Les armes du roi étaient rarement heureuses quand elles n’étaient pas soutenues par sa présence. Juan Rodriguez de Sandoval, son lieutenant devant Palenzuela, fut battu et tué dans une embuscade, et peu de temps après Villagera perdit la vie dans un engagement contre Gonzalo Mexia, devant Talavera. On remarqua que le roi ne voulut point lui donner de successeur pour le moment. En laissant vacante la maîtrise de Saint-Jacques, il semblait annoncer l’espoir de ramener son frère à l’obéissance, et c’était en quelque sorte ouvrir la porte à un accommodement que de ne pas disposer d’une charge objet de tant d’ambitions. Don Pèdre d’ailleurs prétendait toujours exercer la même influence dans les élections des ordres militaires. Au commencement de l’automne de 1355, le maître d’Alcantara, Perez Ponce de Leon, étant mort, il obligea les commandeurs à nommer Diego de Zavallos, parent de Hinestrosa[1], bien qu’il ne fût pas même chevalier de l’ordre. Deux mois après pourtant, il se repentit de ce choix, et, sur le bruit que Zavallos traitait avec les rebelles de Palenzuela, il le fit arrêter ; l’élection ayant été cassée aussitôt, il lui donna pour successeur Suero Martinez, porte-clé de la chevalerie d’Alcantara[2].
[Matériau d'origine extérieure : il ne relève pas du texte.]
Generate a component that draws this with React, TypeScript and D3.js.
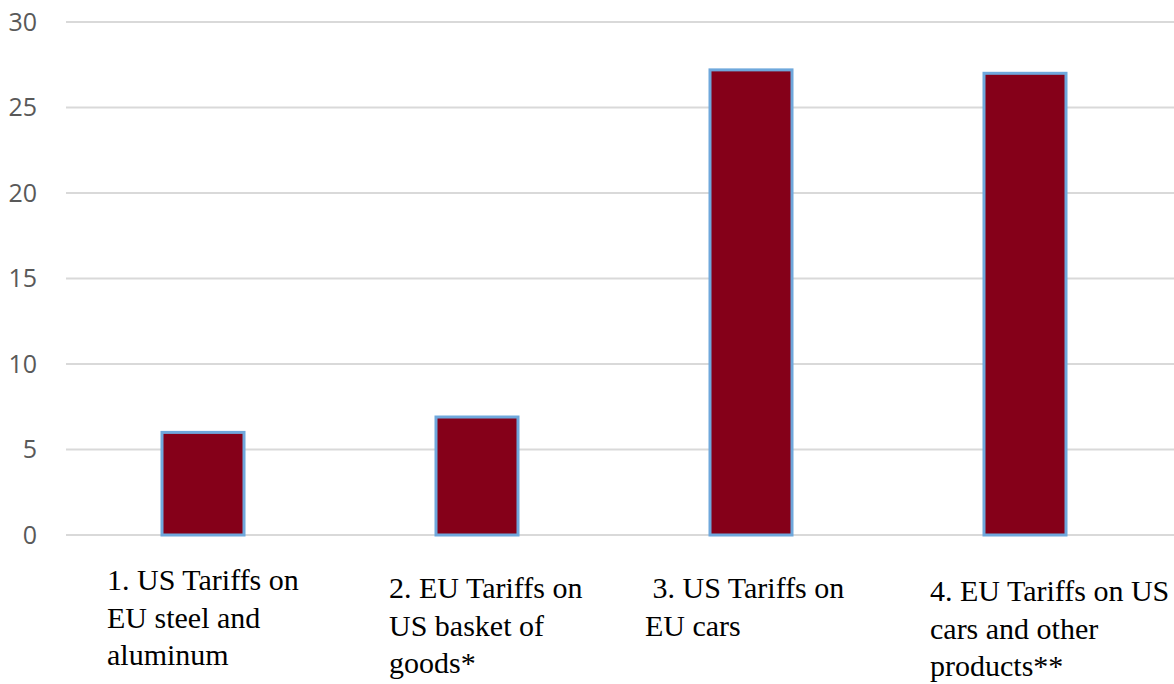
import React from "react";
import * as d3 from "d3";

const categories = ["c1", "c2", "c3", "c4"];
const values = [6, 6.9, 27.2, 27.0];
const labelLines = [
  ["1. US Tariffs on", "EU steel and", "aluminum"],
  ["2. EU Tariffs on", "US basket of", "goods*"],
  ["\u00a03. US Tariffs on", "EU cars"],
  ["4. EU Tariffs on US", "cars and other", "products**"],
];
const yTicks = [0, 5, 10, 15, 20, 25, 30];

// label placement tweaks (px) relative to band start / axis baseline
const labelDx = [41, 49, 31, 42];
const labelDy = [55, 63, 63, 66];

const W = 1174;
const H = 684;
const plotLeft = 66;
const plotRight = 1162;
const y0 = 535;
const yTop = 22;

export default function App() {
  const x = d3.scaleBand<string>().domain(categories).range([plotLeft, plotRight]).padding(0);
  const y = d3.scaleLinear().domain([0, 30]).range([y0, yTop]);
  const barW = 82;
  const lineH = 37.5;

  return (
    <div style={{ position: "absolute", left: 0, top: 0 }}>
      <svg width={W} height={H} style={{ display: "block", background: "#fff" }}>
        {yTicks.map((t) => (
          <g key={t}>
            <line x1={plotLeft} x2={W} y1={y(t)} y2={y(t)} stroke="#d9d9d9" strokeWidth={2} />
            <text
              x={37}
              y={y(t)}
              dy="0.35em"
              textAnchor="end"
              fontFamily="'Open Sans', sans-serif"
              fontSize={25}
              fill="#595959"
            >
              {t}
            </text>
          </g>
        ))}
        {categories.map((c, i) => {
          const cx = (x(c) as number) + x.bandwidth() / 2;
          return (
            <rect
              key={c}
              x={cx - barW / 2}
              y={y(values[i])}
              width={barW}
              height={y(0) - y(values[i])}
              fill="#850019"
              stroke="#6fa8dc"
              strokeWidth={3}
            />
          );
        })}
        {categories.map((c, i) => (
          <text
            key={c + "l"}
            fontFamily="'Liberation Serif', 'Times New Roman', serif"
            fontSize={30}
            fill="#000"
          >
            {labelLines[i].map((ln, j) => (
              <tspan key={j} x={(x(c) as number) + labelDx[i]} y={y0 + labelDy[i] + j * lineH}>
                {ln}
              </tspan>
            ))}
          </text>
        ))}
      </svg>
    </div>
  );
}
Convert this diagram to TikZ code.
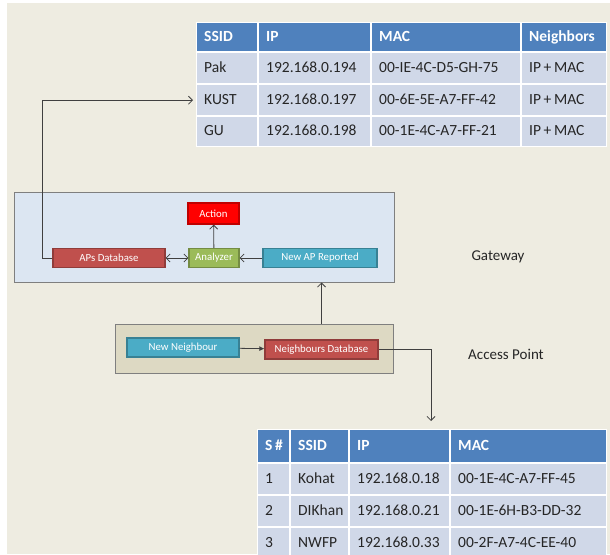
\documentclass[tikz,border=0pt]{standalone}
\usepackage{fontspec}
\setmainfont{Carlito}
\usetikzlibrary{arrows.meta,positioning}

\definecolor{bgtan}{HTML}{EEECE1}
\definecolor{aptan}{HTML}{DDD9C3}
\definecolor{gwblue}{HTML}{DCE6F2}
\definecolor{hdrblue}{HTML}{4F81BD}
\definecolor{rowblue}{HTML}{D0D8E8}
\definecolor{dbred}{HTML}{C0504D}
\definecolor{anagreen}{HTML}{9BBB59}
\definecolor{newblue}{HTML}{4BACC6}
\definecolor{linegray}{HTML}{404040}
\definecolor{boxgray}{HTML}{7F7F7F}

\newcommand\tabfont{\fontsize{15.5}{18}\selectfont}

\begin{document}
\begin{tikzpicture}[x=1pt,y=-1pt,
  >={Straight Barb[length=4pt,width=8pt]},
  conn/.style={draw=linegray, line width=0.8pt, ->},
  block/.style={draw=#1!75!black, line width=1.2pt, fill=#1, text=white, inner sep=0pt,
                minimum height=19pt, font=\fontsize{10.8}{12}\selectfont},
  group/.style={draw=boxgray, line width=1pt, fill=#1, inner sep=0pt},
  lbl/.style={font=\fontsize{15}{18}\selectfont, text=black!85},
  tcell/.style={fill=rowblue, anchor=north west, inner xsep=7pt, inner ysep=0pt, align=left,
                text height=11pt, text depth=3pt, font=\tabfont, text=black!85},
  thead/.style={tcell, fill=hdrblue, text=white, font=\tabfont\bfseries}]

  \useasboundingbox (0,0) rectangle (610,554);
  \clip (0,0) rectangle (610,554);

% page background
  \fill[white] (0,0) rectangle (610,554);
  \fill[bgtan] (7,3) rectangle (610,554);

% gateway table
  \fill[white] (196,22) rectangle (607,147);
  \foreach \x/\w/\t [count=\c] in {197/46/SSID, 259/97/IP, 372/134/MAC, 522/70/Neighbors}
    \node[thead, text width=\w pt, minimum height=28pt] (ta-h\c) at (\x,23) {\t};
  \foreach \x/\w/\t [count=\c] in {197/46/Pak, 259/97/192.168.0.194, 372/134/00-IE-4C-D5-GH-75, 522/70/IP\,+\,MAC}
    \node[tcell, text width=\w pt, minimum height=30pt] (ta-r1c\c) at (\x,53) {\t};
  \foreach \x/\w/\t [count=\c] in {197/46/KUST, 259/97/192.168.0.197, 372/134/00-6E-5E-A7-FF-42, 522/70/IP\,+\,MAC}
    \node[tcell, text width=\w pt, minimum height=30pt] (ta-r2c\c) at (\x,85) {\t};
  \foreach \x/\w/\t [count=\c] in {197/46/GU, 259/97/192.168.0.198, 372/134/00-1E-4C-A7-FF-21, 522/70/IP\,+\,MAC}
    \node[tcell, text width=\w pt, minimum height=29pt] (ta-r3c\c) at (\x,117) {\t};

% gateway
  \node[group=gwblue, minimum width=380pt, minimum height=90pt] (gateway) at (204,237) {};
  \node[block=red, minimum width=51pt, minimum height=21pt] (action) at (213.5,213.5) {Action};
  \node[block=dbred, minimum width=112pt] (apsdb) at (109,258) {APs Database};
  \node[block=anagreen, minimum width=50pt] (analyzer) at (214,258) {Analyzer};
  \node[block=newblue, minimum width=114pt] (newap) at (320,258) {New AP Reported};
  \node[lbl] (gwlabel) at (498,257) {Gateway};

  \draw[conn] (analyzer) -- (action);
  \draw[conn] (newap) -- (analyzer);
  \draw[conn, <->] (apsdb) -- (analyzer);
  \draw[conn, shorten >=4pt] (apsdb.west) -- ++(-10,0) |- (ta-r2c1.west);

% access point
  \node[group=aptan, minimum width=278pt, minimum height=49pt] (apbox) at (254,348.5) {};
  \node[block=newblue, minimum width=112pt] (newnb) at (183,347.5) {New Neighbour};
  \node[block=dbred, minimum width=113pt] (nbdb) at (321.5,349.5) {Neighbours Database};
  \node[lbl] (aplabel) at (506,354) {Access Point};

  \draw[conn, -{Latex[length=5pt,width=5pt]}] (newnb) -- (nbdb);
  \draw[conn] (nbdb.north |- apbox.north) -- (nbdb.north |- gateway.south);
  \coordinate (drop) at (431,421);
  \draw[conn] (nbdb.east) -| (drop);

% neighbours table
  \fill[white] (257,429) rectangle (607,560);
  \foreach \x/\w/\t [count=\c] in {258/17/S\,\#, 291/43/SSID, 350/85/IP, 451/141/MAC}
    \node[thead, text width=\w pt, minimum height=32pt] (tb-h\c) at (\x,430) {\t};
  \foreach \x/\w/\t [count=\c] in {258/17/1, 291/43/Kohat, 350/85/192.168.0.18, 451/141/00-1E-4C-A7-FF-45}
    \node[tcell, text width=\w pt, minimum height=30pt] (tb-r1c\c) at (\x,464) {\t};
  \foreach \x/\w/\t [count=\c] in {258/17/2, 291/43/DIKhan, 350/85/192.168.0.21, 451/141/00-1E-6H-B3-DD-32}
    \node[tcell, text width=\w pt, minimum height=30pt] (tb-r2c\c) at (\x,496) {\t};
  \foreach \x/\w/\t [count=\c] in {258/17/3, 291/43/NWFP, 350/85/192.168.0.33, 451/141/00-2F-A7-4C-EE-40}
    \node[tcell, text width=\w pt, minimum height=30pt] (tb-r3c\c) at (\x,528) {\t};

\end{tikzpicture}
\end{document}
Vers la fin de novembre 1355, au moment où les assiégeans pressaient leurs travaux avec le plus d’activité, le cardinal Guillaume, diacre de Sainte-Marie in Cosmedin, arriva au camp du roi avec les pleins pouvoirs du saint-père, non-seulement pour opérer une réconciliation entre le roi et sa femme, mais encore pour terminer, par une paix durable, la guerre civile qui déchirait la Castille. Il venait en outre réclamer la liberté de l’évêque de Sigüenza, détenu captif, depuis la prise de Tolède, dans le château d’Aguilar. Reçu avec de grands honneurs, le légat ne tarda pas à reconnaître que le roi, malgré toute sa déférence affectée pour l’envoyé du saint-siège, était résolu à n’admettre aucune intervention étrangère entre des sujets révoltés et leur souverain. En même temps qu’il repoussait d’une manière péremptoire les offres faites par le légat d’interposer son autorité pour amener la soumission des rebelles,

  1. La fille de don Diego de Zavallos, doña Elvira, était la mère du chroniqueur Pero de Ayala. Voyez Torres y Tapia, Cron. de Alcant., t. II, p. 80.
  2. Zavallos, après avoir été retenu quelque temps en prison dans un des châteaux et sous la garde de Hinestrosa, parvint à s’échapper et à se réfugier en Aragon. Cfr. Rades, Cronica de Alcantara, p. 27. — Ayala, p. 197 et suiv. — Selon Torres y Tapia, Cron. de Alcant., t. II, p. 80 et suiv., Zavallos rentra en grace auprès de don Pèdre, et obtint un autre emploi.